- INSTRUCTION
From the entries below, list each line with "this".

- SOURCE RECORDS
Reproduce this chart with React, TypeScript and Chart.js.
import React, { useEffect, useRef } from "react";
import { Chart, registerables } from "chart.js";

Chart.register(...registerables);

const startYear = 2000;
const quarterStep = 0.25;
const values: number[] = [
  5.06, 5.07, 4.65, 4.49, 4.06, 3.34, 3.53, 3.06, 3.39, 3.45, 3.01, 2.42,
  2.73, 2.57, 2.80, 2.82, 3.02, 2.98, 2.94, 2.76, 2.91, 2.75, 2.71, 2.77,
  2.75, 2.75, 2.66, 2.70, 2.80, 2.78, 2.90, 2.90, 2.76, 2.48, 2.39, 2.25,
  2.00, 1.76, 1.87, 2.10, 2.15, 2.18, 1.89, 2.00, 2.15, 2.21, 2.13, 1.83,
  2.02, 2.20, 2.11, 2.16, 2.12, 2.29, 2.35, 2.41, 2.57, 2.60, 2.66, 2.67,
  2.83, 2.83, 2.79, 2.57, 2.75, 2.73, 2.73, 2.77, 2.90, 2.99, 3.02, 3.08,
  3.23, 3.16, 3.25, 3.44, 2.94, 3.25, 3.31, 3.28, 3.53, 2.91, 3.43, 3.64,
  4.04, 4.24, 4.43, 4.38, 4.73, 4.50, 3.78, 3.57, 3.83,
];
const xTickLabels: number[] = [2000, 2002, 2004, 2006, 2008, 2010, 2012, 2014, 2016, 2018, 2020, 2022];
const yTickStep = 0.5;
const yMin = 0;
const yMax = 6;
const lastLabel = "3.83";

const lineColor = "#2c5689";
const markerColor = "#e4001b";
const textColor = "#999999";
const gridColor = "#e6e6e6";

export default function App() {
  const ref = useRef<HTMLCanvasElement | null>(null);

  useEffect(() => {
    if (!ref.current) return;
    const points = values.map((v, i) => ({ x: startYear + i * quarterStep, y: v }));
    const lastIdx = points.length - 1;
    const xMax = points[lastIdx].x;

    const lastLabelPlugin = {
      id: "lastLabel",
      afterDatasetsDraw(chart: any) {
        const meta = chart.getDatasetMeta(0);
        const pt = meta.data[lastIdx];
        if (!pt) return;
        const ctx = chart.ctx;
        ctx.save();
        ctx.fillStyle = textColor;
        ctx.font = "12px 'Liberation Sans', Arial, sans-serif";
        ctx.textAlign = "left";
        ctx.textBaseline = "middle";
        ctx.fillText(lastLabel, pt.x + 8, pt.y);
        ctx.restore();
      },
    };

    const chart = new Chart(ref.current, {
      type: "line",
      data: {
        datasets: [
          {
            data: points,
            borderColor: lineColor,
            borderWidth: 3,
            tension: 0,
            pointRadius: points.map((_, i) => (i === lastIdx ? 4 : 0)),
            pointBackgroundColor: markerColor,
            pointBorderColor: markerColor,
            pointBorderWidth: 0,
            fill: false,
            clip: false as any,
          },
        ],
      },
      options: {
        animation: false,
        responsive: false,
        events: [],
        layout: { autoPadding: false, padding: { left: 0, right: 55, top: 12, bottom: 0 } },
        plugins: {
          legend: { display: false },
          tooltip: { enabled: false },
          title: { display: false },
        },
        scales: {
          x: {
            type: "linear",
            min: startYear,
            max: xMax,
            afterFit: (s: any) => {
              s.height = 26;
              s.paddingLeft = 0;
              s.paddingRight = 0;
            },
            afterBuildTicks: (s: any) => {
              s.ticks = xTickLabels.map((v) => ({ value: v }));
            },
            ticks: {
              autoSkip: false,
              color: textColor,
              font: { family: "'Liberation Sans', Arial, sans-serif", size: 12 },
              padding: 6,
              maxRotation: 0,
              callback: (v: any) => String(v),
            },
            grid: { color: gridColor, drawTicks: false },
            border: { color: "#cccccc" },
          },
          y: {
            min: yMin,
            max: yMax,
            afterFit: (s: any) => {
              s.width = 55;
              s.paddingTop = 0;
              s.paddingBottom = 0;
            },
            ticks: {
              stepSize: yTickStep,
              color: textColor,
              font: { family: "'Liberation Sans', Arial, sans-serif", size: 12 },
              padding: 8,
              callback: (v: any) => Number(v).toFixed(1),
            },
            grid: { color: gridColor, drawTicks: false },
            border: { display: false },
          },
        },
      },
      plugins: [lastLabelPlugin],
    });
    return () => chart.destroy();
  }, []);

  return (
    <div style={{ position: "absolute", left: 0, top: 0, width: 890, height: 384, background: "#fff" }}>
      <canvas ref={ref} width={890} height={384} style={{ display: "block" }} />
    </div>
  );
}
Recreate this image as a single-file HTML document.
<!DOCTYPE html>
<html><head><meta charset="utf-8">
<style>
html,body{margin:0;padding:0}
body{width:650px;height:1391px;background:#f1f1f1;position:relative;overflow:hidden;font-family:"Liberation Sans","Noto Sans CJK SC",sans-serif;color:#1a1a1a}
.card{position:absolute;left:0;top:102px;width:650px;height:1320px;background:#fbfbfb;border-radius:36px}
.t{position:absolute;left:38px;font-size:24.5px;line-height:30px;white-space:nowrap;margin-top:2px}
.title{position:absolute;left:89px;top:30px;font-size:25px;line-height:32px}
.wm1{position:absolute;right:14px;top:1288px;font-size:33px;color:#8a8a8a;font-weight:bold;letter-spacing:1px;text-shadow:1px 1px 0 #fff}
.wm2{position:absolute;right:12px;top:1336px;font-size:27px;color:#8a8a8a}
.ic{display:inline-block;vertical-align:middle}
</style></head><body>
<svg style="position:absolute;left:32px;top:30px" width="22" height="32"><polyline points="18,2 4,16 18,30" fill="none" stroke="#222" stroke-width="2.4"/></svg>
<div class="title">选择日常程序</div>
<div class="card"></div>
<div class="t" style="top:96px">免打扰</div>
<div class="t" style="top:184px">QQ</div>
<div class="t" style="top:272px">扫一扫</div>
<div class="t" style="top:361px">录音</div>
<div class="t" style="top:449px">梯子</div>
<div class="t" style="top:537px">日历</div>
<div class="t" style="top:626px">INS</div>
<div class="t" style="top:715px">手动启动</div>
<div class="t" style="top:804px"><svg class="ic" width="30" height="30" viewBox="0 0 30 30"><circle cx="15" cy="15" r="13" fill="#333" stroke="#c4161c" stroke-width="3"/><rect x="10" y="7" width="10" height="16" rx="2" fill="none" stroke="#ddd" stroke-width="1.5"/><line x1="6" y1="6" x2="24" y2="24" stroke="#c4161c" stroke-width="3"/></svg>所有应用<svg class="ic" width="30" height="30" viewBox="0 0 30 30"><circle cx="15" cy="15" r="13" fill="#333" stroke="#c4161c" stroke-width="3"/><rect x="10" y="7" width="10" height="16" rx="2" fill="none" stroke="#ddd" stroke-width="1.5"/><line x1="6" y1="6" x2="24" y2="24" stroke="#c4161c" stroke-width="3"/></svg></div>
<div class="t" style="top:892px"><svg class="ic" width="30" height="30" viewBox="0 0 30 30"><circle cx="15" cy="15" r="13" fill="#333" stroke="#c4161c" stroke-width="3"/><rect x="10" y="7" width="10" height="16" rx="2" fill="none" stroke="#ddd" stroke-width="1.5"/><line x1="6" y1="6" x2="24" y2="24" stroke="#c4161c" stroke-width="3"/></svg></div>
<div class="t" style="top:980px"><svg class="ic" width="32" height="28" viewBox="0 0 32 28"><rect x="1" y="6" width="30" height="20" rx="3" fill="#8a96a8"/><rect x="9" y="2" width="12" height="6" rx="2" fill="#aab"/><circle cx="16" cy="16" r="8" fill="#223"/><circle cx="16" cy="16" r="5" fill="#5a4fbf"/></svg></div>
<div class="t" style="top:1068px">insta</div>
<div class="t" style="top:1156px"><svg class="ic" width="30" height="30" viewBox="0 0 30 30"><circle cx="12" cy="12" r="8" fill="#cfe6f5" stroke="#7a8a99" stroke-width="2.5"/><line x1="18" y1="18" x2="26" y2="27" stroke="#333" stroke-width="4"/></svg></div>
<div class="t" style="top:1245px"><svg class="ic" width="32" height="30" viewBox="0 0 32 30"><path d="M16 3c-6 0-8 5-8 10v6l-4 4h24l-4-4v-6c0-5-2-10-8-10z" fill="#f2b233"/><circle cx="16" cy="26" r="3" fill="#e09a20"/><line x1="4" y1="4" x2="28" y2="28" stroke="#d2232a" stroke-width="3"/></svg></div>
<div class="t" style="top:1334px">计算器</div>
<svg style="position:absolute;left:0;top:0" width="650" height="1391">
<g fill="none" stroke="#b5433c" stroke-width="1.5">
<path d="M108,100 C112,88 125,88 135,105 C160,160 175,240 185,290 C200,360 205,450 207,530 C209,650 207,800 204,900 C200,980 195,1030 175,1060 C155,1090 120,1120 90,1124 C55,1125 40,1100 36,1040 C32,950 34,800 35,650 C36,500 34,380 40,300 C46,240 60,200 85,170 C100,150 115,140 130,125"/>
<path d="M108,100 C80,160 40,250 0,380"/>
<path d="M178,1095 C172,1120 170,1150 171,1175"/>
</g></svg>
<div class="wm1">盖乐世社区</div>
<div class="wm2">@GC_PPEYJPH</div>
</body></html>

- FINISHED TASK
Reproduce this chart with React, TypeScript and Chart.js.
Recreate this image as a single-file HTML document.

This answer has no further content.